The lines to extract run from the first line of the material below to the line containing "5.56, 5.57, 5.57];", both included; leave the pictures behind.

┌─ RECORDED DATA

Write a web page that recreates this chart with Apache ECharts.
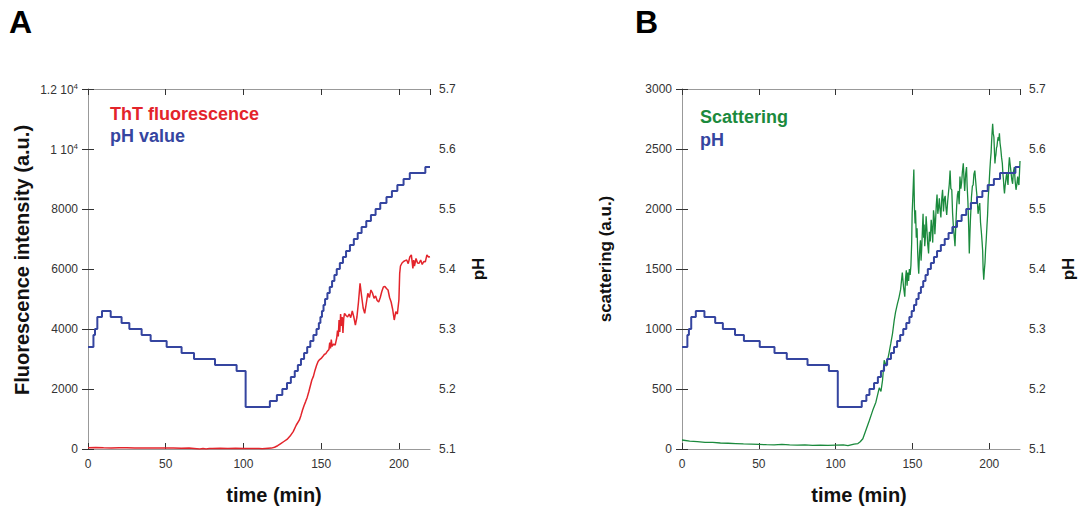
<!DOCTYPE html>
<html>
<head>
<meta charset="utf-8">
<script src="https://cdn.jsdelivr.net/npm/echarts@6/dist/echarts.min.js"></script>
<style>
  html, body { margin: 0; padding: 0; background: #fff; }
  #chart { width: 1078px; height: 512px; }
</style>
</head>
<body>
<div id="chart"></div>
<script>
// ---- panel A: ThT fluorescence + pH ----
const phTimeA = [0, 3.5, 4.5, 6, 9, 14.6, 21.6, 26.6, 34.5, 40.3, 50.6, 60.2, 68.2, 81.7, 95.6,
  101.4, 117, 121.5, 125, 128, 130.5, 133, 135, 137, 139, 141, 143, 145, 147, 148.5,
  149.5, 150.5, 151.5, 152.5, 154, 155.5, 157, 158.5, 160, 162, 164, 166, 168.5, 171, 173.5,
  176, 179, 182, 185, 188, 192, 195.5, 199, 203, 207, 217, 220];
const phValueA = [5.27, 5.29, 5.30, 5.32, 5.33, 5.32, 5.31, 5.30, 5.29, 5.28, 5.27, 5.26, 5.25, 5.24, 5.23,
  5.17, 5.18, 5.19, 5.20, 5.21, 5.22, 5.23, 5.24, 5.25, 5.26, 5.27, 5.28, 5.29, 5.30, 5.31,
  5.32, 5.33, 5.34, 5.35, 5.36, 5.37, 5.38, 5.39, 5.40, 5.41, 5.42, 5.43, 5.44, 5.45, 5.46,
  5.47, 5.48, 5.49, 5.50, 5.51, 5.52, 5.53, 5.54, 5.55, 5.56, 5.57, 5.57];

const thtTime = [
  0, 5, 10, 15, 20, 25, 30, 35, 40, 45,
  50, 55, 60, 65, 70, 72, 74, 76, 78, 80,
  85, 90, 95, 100, 105, 110, 112, 114, 118, 120,
  122, 124, 126, 128, 130, 132, 134, 136, 137, 138,
  139, 140, 141, 142, 143, 144, 145, 146, 147, 148,
  149, 150, 151, 152, 153, 154, 155, 155.5, 156, 156.5,
  157, 158, 159, 160, 160.5, 161, 161.5, 162, 162.5, 163,
  163.5, 164, 164.5, 165, 166, 167, 168, 169, 170, 171,
  172, 173, 174, 175, 176, 177, 178, 179, 180, 181,
  182, 183, 184, 185, 186, 187, 188, 189, 190, 191,
  192, 193, 194, 195, 196, 197, 198, 199, 200, 200.5,
  201, 202, 203, 204, 205, 206, 207, 208, 209, 209.5,
  210, 211, 212, 213, 214, 215, 216, 217, 218, 219, 220];
const thtValue = [
  40, 50, 40, 35, 45, 40, 30, 35, 30, 35,
  30, 30, 25, 30, 10, 0, 20, 0, 15, 20,
  25, 20, 25, 20, 15, 20, 5, 15, 30, 60,
  110, 180, 250, 320, 430, 580, 800, 970, 1120, 1300,
  1450, 1580, 1720, 1900, 2100, 2300, 2420, 2620, 2780, 2920,
  2980, 3020, 3080, 3150, 3180, 3260, 3320, 3550, 3350, 3650,
  3420, 3500, 3460, 3700, 3950, 3750, 4300, 3900, 4500, 4100,
  4400, 3870, 4350, 4520, 4450, 4400, 4500, 4380, 4600, 4400,
  4130, 4400, 4900, 5520, 5100, 4700, 4520, 4850, 5190, 5050,
  5300, 5200, 5020, 5100, 4950, 4900, 5050, 5250, 5400, 5420,
  5350, 5300, 5050, 4900, 4650, 4300, 4580, 4500, 4970, 5850,
  6100, 6200, 6250, 6280, 6300, 6180, 6400, 6470, 6020, 6300,
  6100, 6350, 6200, 6190, 6300, 6150, 6250, 6240, 6470, 6400, 6410];

// ---- panel B: scattering + pH ----
const phTimeB = [0, 3.5, 4.5, 6, 9, 14.6, 21.6, 26.6, 34.5, 40.3, 50.6, 60.2, 68.2, 81.7, 95.6,
  101.4, 117, 120, 122, 125, 127.5, 129.5, 131.5, 133.5, 136, 138, 140, 142, 144, 146,
  148, 149.5, 151, 152.5, 154, 155.5, 157, 158.5, 160, 162, 164, 166, 168.5, 171, 173.5,
  176, 179, 182, 185, 188, 192, 195.5, 199, 203, 207, 217, 220];
const phValueB = phValueA.slice();

const scatTime = [
  0, 5, 10, 15, 20, 25, 30, 35, 40, 45,
  50, 55, 60, 65, 70, 75, 80, 85, 90, 95,
  100, 105, 108, 110, 112, 114.5, 116, 117.7, 119.8, 122,
  124.1, 126.2, 128.4, 129.5, 130.5, 131.6, 133, 134.9, 135.9, 137,
  138.1, 139, 140.2, 141.2, 142.3, 143.4, 144.2,
  145, 145.5, 146, 146.5, 147, 147.5, 148, 148.5, 149, 149.5,
  149.8, 150.3, 150.9, 151.3, 151.7, 152, 152.5, 153, 153.4, 153.8,
  154.1, 154.6, 155.2, 155.6, 156, 156.5, 156.9, 157.3, 157.6, 158,
  158.4, 158.9, 159.4, 159.9, 160.5, 161, 161.6, 162.2, 162.7, 163.2,
  163.7, 164.2, 164.6, 165, 165.5, 166, 166.5, 167, 167.5, 168,
  168.5, 169.1, 169.6, 170.2, 170.7, 171.3, 171.8, 172.3, 172.9, 173.4,
  174, 174.5, 175, 175.6, 176.1, 176.6, 177.2, 177.7, 178.2, 178.8,
  179.3, 179.8, 180.4, 180.9, 181.5, 182, 182.5, 183.1, 183.6, 184,
  184.6, 185.2, 185.6, 186.1, 186.6, 187, 187.4, 187.7, 188.1, 188.4,
  189, 189.5, 190, 190.6, 191.1, 191.6, 192.2, 192.7, 193.2, 193.8,
  194.3, 194.9, 195.3, 195.7, 196, 196.4, 196.8, 197.2, 197.6, 198,
  198.5, 198.9, 199.3, 199.8, 200.3, 200.8, 201.2, 201.5, 201.9, 202.2,
  202.6, 203, 203.4, 203.7, 204, 204.3, 204.7, 205, 205.4, 205.8,
  206.2, 206.6, 207, 207.5, 208, 208.5, 208.9, 209.2, 209.6, 209.9,
  210.3, 210.6, 211, 211.4, 211.8, 212.2, 212.7, 213.1, 213.6, 214.2,
  214.7, 215.2, 215.7, 216.3, 216.8, 217.4, 218, 218.5, 219, 219.3,
  219.7, 220];
const scatValue = [
  75, 65, 62, 55, 55, 50, 48, 45, 42, 40,
  38, 36, 35, 38, 34, 32, 35, 30, 32, 30,
  32, 34, 28, 35, 40, 45, 60, 85, 160, 240,
  320, 390, 510, 480, 570, 740, 690, 810, 880, 960,
  1070, 1140, 1210, 1260, 1330, 1470, 1350,
  1270, 1420, 1490, 1360, 1470, 1400, 1500, 1450, 1530, 1720,
  1960, 2120, 2330, 2010, 1880, 1990, 1760, 1840, 1640, 1520,
  1460, 1640, 1740, 1570, 1660, 1830, 1960, 1760, 1870, 1690,
  1760, 1940, 1830, 1710, 1630, 1810, 1730, 1910, 1840, 1720,
  1990, 1920, 1790, 1890, 2030, 2120, 1960, 2010, 2090, 1990,
  1930, 2090, 2160, 1980, 2080, 2110, 2010, 1950, 2060, 2130,
  2210, 2320, 2170, 2160, 1970, 1860, 1770, 1690, 1860, 2030,
  2120, 2150, 2040, 2270, 2170, 2220, 2310, 2380, 2240, 2150,
  2290, 2350, 2190, 2060, 1850, 1630, 1790, 1900, 2010, 2100,
  2190, 2200, 2290, 2320, 2240, 2160, 2080, 1960, 2010, 2050,
  1890, 1800, 1730, 1650, 1500, 1410, 1490, 1550, 1660, 1740,
  1860, 1950, 2090, 2190, 2310, 2410, 2470, 2560, 2650, 2710,
  2630, 2600, 2470, 2380, 2430, 2450, 2510, 2520, 2570, 2600,
  2570, 2630, 2550, 2500, 2430, 2380, 2290, 2250, 2170, 2130,
  2190, 2220, 2270, 2300, 2240, 2200, 2360, 2430, 2370, 2300,
  2240, 2210, 2310, 2350, 2240, 2160, 2210, 2270, 2210, 2200,
  2310, 2400];

const FONT = "'Liberation Sans', Arial, sans-serif";
const BLUE = '#3545a0';
const RED = '#e3242b';
const GREEN = '#1b8a3d';

function zip(xs, ys) {
  return xs.map((x, i) => [x, ys[i]]);
}

const labelStyle = { color: '#333', fontSize: 12, fontFamily: FONT };
const nameStyle = { color: '#111', fontSize: 17, fontWeight: 'bold', fontFamily: FONT };
const axisLine = { show: true, lineStyle: { color: '#999', width: 1 } };
const axisTick = { show: true, inside: true, length: 6, lineStyle: { color: '#333' } };

function timeAxis(gridIndex, top, namePad) {
  return {
    type: 'value',
    gridIndex: gridIndex,
    position: top ? 'top' : 'bottom',
    min: 0,
    max: 220,
    interval: 50,
    name: top ? '' : 'time (min)',
    nameLocation: 'middle',
    nameGap: 36,
    nameTextStyle: Object.assign({}, nameStyle, { fontSize: 20, padding: [0, 0, 0, namePad] }),
    axisLine: axisLine,
    axisTick: axisTick,
    axisLabel: Object.assign({ show: !top, margin: 9, showMaxLabel: false }, labelStyle),
    splitLine: { show: false },
  };
}

function phAxis(gridIndex) {
  return {
    type: 'value',
    gridIndex: gridIndex,
    position: 'right',
    min: 5.1,
    max: 5.7,
    interval: 0.1,
    name: 'pH',
    nameLocation: 'middle',
    nameRotate: 90,
    nameGap: 40,
    nameTextStyle: nameStyle,
    axisLine: axisLine,
    axisTick: axisTick,
    axisLabel: Object.assign({ margin: 9, formatter: v => v.toFixed(1) }, labelStyle),
    splitLine: { show: false },
  };
}

// rotated names of the left axes, placed by hand
function sideName(text, x, y, size) {
  return {
    type: 'text', x: x, y: y, rotation: Math.PI / 2,
    style: { text: text, align: 'center', verticalAlign: 'middle', fontSize: size, fontWeight: 'bold', fontFamily: FONT, fill: '#111' },
  };
}

function legendText(text, x, y, color) {
  return { type: 'text', left: x, top: y, style: { text: text, fontSize: 18, fontWeight: 'bold', fontFamily: FONT, fill: color } };
}

const option = {
  backgroundColor: '#fff',
  animation: false,
  grid: [
    { left: 88, top: 89, width: 342, height: 360 },
    { left: 682, top: 89, width: 342, height: 360 },
  ],
  xAxis: [
    timeAxis(0, false, 30),
    timeAxis(0, true, 0),
    timeAxis(1, false, 16),
    timeAxis(1, true, 0),
  ],
  yAxis: [
    {
      type: 'value',
      gridIndex: 0,
      position: 'left',
      min: 0,
      max: 12000,
      interval: 2000,
      axisLine: axisLine,
      axisTick: axisTick,
      axisLabel: Object.assign({
        margin: 10,
        formatter: v => v >= 10000 ? '{b|' + (v / 10000) + ' 10}{s|4}' : String(v),
        rich: {
          b: { fontSize: 12, color: '#333', fontFamily: FONT, lineHeight: 14, verticalAlign: 'bottom' },
          s: { fontSize: 8, color: '#333', fontFamily: FONT, lineHeight: 8, verticalAlign: 'top' },
        },
      }, labelStyle),
      splitLine: { show: false },
    },
    phAxis(0),
    {
      type: 'value',
      gridIndex: 1,
      position: 'left',
      min: 0,
      max: 3000,
      interval: 500,
      axisLine: axisLine,
      axisTick: axisTick,
      axisLabel: Object.assign({ margin: 10, formatter: v => String(v) }, labelStyle),
      splitLine: { show: false },
    },
    phAxis(1),
  ],
  graphic: [
    { type: 'text', left: 9, top: 6, style: { text: 'A', fontSize: 32, fontWeight: 'bold', fontFamily: FONT, fill: '#000' } },
    { type: 'text', left: 635, top: 6, style: { text: 'B', fontSize: 32, fontWeight: 'bold', fontFamily: FONT, fill: '#000' } },
    sideName('Fluorescence intensity (a.u.)', 22, 260, 20),
    sideName('scattering (a.u.)', 605, 259, 17),
    legendText('ThT fluorescence', 110, 105, RED),
    legendText('pH value', 110, 127, BLUE),
    legendText('Scattering', 700, 108, GREEN),
    legendText('pH', 700, 131, BLUE),
  ],
  series: [
    {
      name: 'ThT fluorescence',
      type: 'line',
      xAxisIndex: 0,
      yAxisIndex: 0,
      data: zip(thtTime, thtValue),
      showSymbol: false,
      lineStyle: { color: RED, width: 1.5 },
    },
    {
      name: 'pH value',
      type: 'line',
      xAxisIndex: 0,
      yAxisIndex: 1,
      step: 'end',
      data: zip(phTimeA, phValueA),
      showSymbol: false,
      lineStyle: { color: BLUE, width: 2 },
    },
    {
      name: 'Scattering',
      type: 'line',
      xAxisIndex: 2,
      yAxisIndex: 2,
      data: zip(scatTime, scatValue),
      showSymbol: false,
      lineStyle: { color: GREEN, width: 1.3 },
    },
    {
      name: 'pH',
      type: 'line',
      xAxisIndex: 2,
      yAxisIndex: 3,
      step: 'end',
      data: zip(phTimeB, phValueB),
      showSymbol: false,
      lineStyle: { color: BLUE, width: 2 },
    },
  ],
};

const chart = echarts.init(document.getElementById('chart'), null, { renderer: 'svg' });
chart.setOption(option);
window.addEventListener('resize', () => chart.resize());
</script>
</body>
</html>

└─

» FINISHED TASK
Write a web page that recreates this chart with Apache ECharts.
<!DOCTYPE html>
<html>
<head>
<meta charset="utf-8">
<script src="https://cdn.jsdelivr.net/npm/echarts@6/dist/echarts.min.js"></script>
<style>
  html, body { margin: 0; padding: 0; background: #fff; }
  #chart { width: 1078px; height: 512px; }
</style>
</head>
<body>
<div id="chart"></div>
<script>
// ---- panel A: ThT fluorescence + pH ----
const phTimeA = [0, 3.5, 4.5, 6, 9, 14.6, 21.6, 26.6, 34.5, 40.3, 50.6, 60.2, 68.2, 81.7, 95.6,
  101.4, 117, 121.5, 125, 128, 130.5, 133, 135, 137, 139, 141, 143, 145, 147, 148.5,
  149.5, 150.5, 151.5, 152.5, 154, 155.5, 157, 158.5, 160, 162, 164, 166, 168.5, 171, 173.5,
  176, 179, 182, 185, 188, 192, 195.5, 199, 203, 207, 217, 220];
const phValueA = [5.27, 5.29, 5.30, 5.32, 5.33, 5.32, 5.31, 5.30, 5.29, 5.28, 5.27, 5.26, 5.25, 5.24, 5.23,
  5.17, 5.18, 5.19, 5.20, 5.21, 5.22, 5.23, 5.24, 5.25, 5.26, 5.27, 5.28, 5.29, 5.30, 5.31,
  5.32, 5.33, 5.34, 5.35, 5.36, 5.37, 5.38, 5.39, 5.40, 5.41, 5.42, 5.43, 5.44, 5.45, 5.46,
  5.47, 5.48, 5.49, 5.50, 5.51, 5.52, 5.53, 5.54, 5.55, 5.56, 5.57, 5.57];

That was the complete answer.